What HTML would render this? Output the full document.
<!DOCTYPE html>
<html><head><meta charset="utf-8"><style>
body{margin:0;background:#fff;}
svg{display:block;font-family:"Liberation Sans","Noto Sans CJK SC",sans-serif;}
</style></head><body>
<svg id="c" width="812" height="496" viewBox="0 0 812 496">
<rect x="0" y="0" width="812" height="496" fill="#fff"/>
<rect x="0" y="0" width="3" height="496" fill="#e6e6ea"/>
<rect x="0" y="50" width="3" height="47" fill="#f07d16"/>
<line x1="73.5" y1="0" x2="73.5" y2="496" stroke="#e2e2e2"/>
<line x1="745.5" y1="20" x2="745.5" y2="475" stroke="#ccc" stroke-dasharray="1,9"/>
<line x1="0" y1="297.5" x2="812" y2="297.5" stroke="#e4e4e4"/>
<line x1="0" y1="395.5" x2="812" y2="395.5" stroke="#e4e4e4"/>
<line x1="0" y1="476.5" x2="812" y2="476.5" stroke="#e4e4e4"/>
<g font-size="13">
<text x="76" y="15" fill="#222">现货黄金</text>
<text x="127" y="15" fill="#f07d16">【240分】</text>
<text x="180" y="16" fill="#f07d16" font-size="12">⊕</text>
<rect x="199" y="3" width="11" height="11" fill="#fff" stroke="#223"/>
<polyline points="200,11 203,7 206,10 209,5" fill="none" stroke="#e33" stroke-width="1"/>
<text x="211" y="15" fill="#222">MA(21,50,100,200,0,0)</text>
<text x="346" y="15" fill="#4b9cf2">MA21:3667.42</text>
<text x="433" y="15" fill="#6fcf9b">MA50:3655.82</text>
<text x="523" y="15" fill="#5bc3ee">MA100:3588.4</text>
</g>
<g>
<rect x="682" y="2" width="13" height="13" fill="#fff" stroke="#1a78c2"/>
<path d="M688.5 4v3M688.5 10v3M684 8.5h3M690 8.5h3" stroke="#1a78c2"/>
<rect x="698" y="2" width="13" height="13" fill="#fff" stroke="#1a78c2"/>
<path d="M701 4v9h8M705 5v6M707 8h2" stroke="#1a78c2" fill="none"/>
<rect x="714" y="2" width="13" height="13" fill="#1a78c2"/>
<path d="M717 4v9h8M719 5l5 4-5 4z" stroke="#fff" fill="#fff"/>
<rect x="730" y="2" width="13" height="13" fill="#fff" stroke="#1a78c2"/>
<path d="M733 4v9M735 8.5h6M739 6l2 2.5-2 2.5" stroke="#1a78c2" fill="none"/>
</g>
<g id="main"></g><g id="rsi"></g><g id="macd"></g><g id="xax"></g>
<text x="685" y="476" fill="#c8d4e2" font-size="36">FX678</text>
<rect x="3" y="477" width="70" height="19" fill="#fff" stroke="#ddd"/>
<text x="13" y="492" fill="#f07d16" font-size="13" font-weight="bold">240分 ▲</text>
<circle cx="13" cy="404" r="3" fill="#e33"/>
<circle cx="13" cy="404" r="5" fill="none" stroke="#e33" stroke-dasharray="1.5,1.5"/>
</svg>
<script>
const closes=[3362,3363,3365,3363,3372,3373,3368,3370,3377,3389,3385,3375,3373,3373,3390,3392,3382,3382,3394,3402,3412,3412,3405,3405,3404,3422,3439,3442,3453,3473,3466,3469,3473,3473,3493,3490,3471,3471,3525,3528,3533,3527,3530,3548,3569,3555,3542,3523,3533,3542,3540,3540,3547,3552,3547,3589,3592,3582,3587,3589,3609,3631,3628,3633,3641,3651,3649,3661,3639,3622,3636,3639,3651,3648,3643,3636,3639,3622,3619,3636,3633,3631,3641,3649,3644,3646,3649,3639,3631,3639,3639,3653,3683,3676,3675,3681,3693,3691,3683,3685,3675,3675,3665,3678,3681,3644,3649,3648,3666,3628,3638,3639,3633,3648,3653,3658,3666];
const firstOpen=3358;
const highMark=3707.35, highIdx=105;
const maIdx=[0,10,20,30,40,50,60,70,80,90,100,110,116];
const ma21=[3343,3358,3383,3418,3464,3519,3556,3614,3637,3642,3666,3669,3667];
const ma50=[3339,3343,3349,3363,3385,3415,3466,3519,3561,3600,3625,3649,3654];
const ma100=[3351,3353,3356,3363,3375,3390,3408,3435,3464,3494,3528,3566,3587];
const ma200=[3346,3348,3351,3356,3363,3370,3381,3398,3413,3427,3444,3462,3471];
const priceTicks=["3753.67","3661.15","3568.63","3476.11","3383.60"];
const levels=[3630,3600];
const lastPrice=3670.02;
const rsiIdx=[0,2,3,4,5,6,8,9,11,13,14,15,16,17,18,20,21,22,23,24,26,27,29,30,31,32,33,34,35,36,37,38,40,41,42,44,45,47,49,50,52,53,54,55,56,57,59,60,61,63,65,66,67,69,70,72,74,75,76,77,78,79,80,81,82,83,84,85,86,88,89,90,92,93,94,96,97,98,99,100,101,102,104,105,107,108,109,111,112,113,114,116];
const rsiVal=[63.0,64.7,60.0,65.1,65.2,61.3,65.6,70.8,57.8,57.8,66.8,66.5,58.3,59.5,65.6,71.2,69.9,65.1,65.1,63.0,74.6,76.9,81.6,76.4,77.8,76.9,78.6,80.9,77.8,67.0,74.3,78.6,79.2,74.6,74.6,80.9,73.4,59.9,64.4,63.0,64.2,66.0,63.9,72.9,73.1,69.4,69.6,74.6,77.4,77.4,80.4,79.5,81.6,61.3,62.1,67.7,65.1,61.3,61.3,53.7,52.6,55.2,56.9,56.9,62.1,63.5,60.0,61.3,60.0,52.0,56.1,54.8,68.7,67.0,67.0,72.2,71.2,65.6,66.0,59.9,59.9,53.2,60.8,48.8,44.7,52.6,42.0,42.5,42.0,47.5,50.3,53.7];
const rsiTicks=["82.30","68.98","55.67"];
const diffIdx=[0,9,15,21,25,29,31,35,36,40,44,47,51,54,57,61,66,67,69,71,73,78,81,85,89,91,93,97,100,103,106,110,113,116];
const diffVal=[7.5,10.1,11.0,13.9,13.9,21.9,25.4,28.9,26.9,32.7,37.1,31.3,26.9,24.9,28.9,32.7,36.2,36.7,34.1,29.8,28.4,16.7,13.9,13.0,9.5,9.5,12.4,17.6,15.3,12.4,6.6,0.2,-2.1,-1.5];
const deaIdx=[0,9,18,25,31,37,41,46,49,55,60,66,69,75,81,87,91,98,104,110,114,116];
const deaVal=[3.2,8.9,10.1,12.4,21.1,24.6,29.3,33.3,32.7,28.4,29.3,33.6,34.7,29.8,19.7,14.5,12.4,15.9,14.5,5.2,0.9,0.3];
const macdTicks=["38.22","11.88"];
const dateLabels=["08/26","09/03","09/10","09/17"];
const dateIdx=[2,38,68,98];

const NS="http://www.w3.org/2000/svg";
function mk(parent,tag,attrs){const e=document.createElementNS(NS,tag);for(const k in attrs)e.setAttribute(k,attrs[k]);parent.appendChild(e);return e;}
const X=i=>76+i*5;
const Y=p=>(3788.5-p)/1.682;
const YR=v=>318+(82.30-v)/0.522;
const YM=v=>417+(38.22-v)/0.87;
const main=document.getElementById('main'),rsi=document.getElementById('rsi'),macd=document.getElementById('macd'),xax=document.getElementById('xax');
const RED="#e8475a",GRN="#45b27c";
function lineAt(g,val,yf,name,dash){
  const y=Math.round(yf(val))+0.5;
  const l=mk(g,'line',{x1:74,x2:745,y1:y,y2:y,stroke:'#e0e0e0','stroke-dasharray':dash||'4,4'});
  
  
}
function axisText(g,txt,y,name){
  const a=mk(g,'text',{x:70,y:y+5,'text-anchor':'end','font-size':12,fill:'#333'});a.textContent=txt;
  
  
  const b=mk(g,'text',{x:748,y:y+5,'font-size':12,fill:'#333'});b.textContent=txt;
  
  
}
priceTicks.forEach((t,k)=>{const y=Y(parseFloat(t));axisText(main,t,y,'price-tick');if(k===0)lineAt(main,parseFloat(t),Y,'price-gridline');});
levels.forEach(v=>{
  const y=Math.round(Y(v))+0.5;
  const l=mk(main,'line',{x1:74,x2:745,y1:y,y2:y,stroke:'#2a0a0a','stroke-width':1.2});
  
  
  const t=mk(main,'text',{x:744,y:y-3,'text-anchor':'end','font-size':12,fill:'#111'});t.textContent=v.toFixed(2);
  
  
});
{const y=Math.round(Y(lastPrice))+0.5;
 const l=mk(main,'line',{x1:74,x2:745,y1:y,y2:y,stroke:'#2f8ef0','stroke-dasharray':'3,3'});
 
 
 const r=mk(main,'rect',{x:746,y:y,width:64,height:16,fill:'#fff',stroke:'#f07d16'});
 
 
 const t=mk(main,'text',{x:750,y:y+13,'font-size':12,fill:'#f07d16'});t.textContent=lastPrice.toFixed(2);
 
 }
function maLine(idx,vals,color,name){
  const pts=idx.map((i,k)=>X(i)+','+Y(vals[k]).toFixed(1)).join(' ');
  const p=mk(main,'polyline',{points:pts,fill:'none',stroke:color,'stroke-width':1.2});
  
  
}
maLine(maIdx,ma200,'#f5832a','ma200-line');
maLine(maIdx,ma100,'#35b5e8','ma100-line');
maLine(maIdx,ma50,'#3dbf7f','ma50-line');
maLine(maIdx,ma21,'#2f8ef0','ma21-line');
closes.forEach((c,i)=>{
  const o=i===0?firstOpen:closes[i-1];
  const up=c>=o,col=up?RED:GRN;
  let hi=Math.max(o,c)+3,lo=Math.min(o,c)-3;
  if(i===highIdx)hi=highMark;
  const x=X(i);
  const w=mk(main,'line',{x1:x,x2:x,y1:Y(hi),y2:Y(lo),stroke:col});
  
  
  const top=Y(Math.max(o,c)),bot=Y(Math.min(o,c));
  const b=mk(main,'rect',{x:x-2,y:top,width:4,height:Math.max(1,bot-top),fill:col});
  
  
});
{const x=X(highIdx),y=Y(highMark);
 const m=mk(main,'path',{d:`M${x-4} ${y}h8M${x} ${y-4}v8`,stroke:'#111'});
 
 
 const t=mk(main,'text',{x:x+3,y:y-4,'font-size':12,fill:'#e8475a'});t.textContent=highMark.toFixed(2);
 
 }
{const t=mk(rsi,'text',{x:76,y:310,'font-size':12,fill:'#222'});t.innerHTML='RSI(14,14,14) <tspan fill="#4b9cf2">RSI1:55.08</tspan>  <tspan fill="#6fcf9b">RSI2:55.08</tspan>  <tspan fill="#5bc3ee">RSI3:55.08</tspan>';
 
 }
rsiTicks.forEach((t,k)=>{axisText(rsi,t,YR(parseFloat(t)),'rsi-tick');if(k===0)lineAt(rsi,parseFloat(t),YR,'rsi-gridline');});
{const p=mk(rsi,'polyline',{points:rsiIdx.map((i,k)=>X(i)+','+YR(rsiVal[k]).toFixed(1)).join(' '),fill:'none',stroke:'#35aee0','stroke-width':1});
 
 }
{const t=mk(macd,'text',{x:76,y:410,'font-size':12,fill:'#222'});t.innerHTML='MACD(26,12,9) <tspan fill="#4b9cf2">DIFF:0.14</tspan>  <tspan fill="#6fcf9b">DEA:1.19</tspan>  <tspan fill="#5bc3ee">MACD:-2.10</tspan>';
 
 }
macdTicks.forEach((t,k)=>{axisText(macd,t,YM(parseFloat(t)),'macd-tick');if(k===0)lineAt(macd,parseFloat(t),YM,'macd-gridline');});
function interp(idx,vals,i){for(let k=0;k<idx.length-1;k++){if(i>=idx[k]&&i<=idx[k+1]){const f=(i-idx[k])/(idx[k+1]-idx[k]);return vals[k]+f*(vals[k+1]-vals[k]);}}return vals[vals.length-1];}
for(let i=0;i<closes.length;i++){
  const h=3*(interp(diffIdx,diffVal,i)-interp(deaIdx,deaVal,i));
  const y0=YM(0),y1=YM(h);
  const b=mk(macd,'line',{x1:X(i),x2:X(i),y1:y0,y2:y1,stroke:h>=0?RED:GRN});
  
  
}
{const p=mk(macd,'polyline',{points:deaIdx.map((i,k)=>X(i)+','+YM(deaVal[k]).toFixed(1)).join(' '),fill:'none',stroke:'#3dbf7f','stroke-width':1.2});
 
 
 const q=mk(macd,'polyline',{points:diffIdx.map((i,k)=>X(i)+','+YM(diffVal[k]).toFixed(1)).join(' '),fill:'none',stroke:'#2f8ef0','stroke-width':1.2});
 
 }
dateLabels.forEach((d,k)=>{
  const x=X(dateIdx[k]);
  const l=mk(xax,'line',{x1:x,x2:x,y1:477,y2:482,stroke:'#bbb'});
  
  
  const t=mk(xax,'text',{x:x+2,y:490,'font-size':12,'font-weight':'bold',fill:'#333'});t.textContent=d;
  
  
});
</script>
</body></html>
————
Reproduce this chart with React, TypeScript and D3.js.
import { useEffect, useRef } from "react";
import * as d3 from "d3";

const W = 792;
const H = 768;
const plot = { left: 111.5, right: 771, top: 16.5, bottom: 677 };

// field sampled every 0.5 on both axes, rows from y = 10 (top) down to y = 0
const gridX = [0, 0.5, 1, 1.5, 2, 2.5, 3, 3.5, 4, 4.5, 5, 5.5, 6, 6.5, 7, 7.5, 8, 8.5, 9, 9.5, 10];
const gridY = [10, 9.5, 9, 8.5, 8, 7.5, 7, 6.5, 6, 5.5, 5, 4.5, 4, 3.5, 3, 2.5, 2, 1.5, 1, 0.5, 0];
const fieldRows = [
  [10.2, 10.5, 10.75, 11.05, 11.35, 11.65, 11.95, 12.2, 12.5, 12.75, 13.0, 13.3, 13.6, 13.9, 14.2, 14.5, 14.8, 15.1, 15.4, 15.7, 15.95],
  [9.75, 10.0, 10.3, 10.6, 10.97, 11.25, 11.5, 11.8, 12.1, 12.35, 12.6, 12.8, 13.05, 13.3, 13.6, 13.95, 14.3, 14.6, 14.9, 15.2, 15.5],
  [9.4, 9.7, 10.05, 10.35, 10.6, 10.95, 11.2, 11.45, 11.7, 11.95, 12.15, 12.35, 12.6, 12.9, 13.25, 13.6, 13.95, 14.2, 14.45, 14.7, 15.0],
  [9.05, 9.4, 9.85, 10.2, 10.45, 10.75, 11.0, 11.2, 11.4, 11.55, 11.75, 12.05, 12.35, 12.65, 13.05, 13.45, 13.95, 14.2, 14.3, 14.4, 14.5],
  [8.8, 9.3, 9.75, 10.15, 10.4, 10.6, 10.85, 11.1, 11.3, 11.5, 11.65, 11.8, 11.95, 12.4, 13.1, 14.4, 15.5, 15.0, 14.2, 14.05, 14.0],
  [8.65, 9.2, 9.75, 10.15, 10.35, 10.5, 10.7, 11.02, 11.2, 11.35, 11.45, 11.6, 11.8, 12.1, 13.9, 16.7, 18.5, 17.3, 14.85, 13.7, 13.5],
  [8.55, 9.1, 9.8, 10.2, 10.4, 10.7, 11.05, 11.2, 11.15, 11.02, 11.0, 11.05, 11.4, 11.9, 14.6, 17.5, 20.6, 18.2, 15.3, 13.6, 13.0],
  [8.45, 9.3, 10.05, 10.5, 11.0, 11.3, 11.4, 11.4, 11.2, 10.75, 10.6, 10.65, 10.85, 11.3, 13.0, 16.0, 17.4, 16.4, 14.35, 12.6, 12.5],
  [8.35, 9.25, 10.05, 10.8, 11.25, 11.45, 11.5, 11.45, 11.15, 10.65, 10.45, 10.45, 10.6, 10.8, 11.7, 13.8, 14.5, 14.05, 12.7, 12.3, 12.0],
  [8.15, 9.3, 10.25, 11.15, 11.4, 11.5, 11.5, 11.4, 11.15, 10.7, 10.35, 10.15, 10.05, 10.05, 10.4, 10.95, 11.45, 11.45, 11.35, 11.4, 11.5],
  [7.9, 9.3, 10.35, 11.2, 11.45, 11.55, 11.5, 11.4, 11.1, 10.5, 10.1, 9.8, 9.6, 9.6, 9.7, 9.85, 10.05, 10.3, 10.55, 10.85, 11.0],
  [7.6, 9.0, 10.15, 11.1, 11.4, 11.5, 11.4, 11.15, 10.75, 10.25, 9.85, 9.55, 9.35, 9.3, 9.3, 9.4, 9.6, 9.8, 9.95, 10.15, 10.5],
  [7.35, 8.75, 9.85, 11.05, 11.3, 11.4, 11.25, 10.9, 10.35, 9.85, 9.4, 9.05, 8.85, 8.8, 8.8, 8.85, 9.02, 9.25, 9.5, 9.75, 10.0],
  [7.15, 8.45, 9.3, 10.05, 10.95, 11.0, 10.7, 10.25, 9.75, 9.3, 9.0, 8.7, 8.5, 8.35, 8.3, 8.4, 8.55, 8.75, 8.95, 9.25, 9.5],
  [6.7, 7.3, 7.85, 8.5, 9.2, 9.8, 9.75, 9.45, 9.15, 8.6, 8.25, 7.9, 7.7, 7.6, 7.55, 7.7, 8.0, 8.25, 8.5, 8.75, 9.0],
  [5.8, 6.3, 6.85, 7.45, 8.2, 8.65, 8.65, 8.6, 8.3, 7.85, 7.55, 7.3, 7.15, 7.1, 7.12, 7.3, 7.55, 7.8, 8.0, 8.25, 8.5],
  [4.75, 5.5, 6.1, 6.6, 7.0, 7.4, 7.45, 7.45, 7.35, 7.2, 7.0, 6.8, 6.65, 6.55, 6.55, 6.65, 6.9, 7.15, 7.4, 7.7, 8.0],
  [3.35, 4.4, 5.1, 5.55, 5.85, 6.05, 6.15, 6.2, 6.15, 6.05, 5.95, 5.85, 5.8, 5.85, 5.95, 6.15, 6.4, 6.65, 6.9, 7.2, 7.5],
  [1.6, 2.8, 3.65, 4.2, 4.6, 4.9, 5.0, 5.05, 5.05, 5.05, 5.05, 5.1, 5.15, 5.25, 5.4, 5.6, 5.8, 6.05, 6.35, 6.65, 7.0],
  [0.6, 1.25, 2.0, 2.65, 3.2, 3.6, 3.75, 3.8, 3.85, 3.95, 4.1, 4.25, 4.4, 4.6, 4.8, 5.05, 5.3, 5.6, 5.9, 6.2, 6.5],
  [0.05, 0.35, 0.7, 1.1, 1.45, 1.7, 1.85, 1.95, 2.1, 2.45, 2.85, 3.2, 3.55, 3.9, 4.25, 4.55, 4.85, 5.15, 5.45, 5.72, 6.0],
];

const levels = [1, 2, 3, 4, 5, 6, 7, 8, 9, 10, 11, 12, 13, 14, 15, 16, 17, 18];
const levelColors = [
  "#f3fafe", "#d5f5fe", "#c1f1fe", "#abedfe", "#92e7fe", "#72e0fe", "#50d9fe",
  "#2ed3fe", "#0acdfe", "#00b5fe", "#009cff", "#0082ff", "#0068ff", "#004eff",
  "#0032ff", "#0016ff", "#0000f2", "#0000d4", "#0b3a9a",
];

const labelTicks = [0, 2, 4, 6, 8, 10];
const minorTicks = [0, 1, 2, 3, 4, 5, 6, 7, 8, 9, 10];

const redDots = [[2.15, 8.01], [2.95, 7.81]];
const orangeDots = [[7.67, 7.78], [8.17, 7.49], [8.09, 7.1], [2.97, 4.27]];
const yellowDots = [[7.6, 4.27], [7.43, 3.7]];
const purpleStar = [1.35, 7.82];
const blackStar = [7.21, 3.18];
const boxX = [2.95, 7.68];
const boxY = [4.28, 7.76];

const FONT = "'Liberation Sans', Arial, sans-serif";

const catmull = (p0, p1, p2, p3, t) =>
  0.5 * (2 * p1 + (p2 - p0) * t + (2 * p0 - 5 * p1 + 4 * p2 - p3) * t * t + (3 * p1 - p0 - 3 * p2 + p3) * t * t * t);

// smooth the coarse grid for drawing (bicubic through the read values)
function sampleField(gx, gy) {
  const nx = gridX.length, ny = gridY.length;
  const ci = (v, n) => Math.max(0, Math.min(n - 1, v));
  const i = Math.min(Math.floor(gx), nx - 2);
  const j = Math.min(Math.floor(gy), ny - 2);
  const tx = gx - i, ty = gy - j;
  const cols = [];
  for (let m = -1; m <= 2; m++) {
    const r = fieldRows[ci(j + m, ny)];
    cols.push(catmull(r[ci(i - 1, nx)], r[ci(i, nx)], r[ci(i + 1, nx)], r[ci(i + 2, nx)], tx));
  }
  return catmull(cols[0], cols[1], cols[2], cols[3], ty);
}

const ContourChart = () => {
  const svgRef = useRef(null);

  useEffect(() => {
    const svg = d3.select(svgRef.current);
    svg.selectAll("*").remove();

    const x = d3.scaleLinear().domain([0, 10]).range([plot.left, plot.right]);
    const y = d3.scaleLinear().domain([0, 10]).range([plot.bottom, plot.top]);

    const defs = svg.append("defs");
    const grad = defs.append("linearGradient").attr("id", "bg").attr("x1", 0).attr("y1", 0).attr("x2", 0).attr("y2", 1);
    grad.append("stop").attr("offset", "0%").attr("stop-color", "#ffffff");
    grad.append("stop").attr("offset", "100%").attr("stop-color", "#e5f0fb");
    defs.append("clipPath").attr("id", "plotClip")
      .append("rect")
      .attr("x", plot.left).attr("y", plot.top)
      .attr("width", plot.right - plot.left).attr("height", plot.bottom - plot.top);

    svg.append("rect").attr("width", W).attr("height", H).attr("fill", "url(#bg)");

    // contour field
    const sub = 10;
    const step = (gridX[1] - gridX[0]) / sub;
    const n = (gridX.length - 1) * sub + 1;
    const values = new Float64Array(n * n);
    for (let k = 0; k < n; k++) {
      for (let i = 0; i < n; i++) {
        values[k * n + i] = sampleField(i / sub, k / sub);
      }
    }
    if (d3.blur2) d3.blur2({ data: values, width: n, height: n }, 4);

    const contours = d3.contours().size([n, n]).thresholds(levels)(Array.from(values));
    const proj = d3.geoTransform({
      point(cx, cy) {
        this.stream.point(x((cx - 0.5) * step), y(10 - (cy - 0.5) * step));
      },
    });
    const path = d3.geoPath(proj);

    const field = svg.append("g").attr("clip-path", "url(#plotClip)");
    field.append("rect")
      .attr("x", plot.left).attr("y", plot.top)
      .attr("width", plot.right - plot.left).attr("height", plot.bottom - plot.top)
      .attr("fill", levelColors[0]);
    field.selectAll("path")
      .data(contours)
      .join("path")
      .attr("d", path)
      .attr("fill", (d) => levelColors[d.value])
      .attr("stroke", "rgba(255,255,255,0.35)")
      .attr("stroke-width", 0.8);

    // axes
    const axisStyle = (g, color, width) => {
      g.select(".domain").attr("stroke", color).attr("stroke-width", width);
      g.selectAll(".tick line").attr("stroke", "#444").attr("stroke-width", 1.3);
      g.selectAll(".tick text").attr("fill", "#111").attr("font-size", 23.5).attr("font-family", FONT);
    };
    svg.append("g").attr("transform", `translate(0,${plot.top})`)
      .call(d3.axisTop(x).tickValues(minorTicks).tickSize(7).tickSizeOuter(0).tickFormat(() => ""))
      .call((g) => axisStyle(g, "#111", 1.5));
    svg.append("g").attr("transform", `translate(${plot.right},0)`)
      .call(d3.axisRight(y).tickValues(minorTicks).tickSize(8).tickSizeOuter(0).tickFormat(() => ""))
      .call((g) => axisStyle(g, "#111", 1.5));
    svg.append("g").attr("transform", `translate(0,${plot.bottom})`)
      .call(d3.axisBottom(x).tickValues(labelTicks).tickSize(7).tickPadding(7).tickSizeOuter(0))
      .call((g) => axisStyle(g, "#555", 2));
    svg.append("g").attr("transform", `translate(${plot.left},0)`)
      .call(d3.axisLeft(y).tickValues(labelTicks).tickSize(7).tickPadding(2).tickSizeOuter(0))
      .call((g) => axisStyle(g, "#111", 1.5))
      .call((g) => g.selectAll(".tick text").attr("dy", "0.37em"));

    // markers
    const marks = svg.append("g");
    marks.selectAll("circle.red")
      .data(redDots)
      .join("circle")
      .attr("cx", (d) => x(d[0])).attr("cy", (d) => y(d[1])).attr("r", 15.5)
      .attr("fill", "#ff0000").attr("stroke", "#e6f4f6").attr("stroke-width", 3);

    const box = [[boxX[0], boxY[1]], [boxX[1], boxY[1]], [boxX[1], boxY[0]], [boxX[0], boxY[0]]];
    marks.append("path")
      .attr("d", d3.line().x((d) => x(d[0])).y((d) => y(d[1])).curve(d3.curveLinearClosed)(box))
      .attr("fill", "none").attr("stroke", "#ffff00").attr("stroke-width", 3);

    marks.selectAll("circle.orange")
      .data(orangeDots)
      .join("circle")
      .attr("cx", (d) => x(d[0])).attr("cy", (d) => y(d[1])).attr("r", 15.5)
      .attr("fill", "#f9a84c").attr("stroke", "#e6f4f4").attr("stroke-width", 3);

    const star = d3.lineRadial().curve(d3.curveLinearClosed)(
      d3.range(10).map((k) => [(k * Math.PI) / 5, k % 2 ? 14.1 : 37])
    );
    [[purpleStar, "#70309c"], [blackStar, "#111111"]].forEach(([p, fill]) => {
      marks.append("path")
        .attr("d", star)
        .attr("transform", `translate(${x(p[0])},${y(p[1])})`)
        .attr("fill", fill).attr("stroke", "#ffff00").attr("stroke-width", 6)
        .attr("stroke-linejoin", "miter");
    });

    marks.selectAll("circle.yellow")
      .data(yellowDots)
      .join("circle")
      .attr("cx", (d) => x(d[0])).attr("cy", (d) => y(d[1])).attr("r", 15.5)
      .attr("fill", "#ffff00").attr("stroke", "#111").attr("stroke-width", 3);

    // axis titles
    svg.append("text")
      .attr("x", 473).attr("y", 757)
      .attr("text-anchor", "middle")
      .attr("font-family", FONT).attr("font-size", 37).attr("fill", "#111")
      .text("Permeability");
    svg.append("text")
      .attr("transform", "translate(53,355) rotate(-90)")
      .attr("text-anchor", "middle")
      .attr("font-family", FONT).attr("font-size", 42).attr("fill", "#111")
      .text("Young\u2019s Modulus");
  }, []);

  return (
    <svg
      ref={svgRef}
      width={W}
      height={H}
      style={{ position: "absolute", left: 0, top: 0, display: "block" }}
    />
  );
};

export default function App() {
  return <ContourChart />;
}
————
CHALLENGE — Starting at the line that contains "Reproduce this chart", set down every line up to and including the line that contains "16.5, bottom: 677", exactly as given, and no other line.

CORRECT OUTPUT —
Reproduce this chart with React, TypeScript and D3.js.
import { useEffect, useRef } from "react";
import * as d3 from "d3";

const W = 792;
const H = 768;
const plot = { left: 111.5, right: 771, top: 16.5, bottom: 677 };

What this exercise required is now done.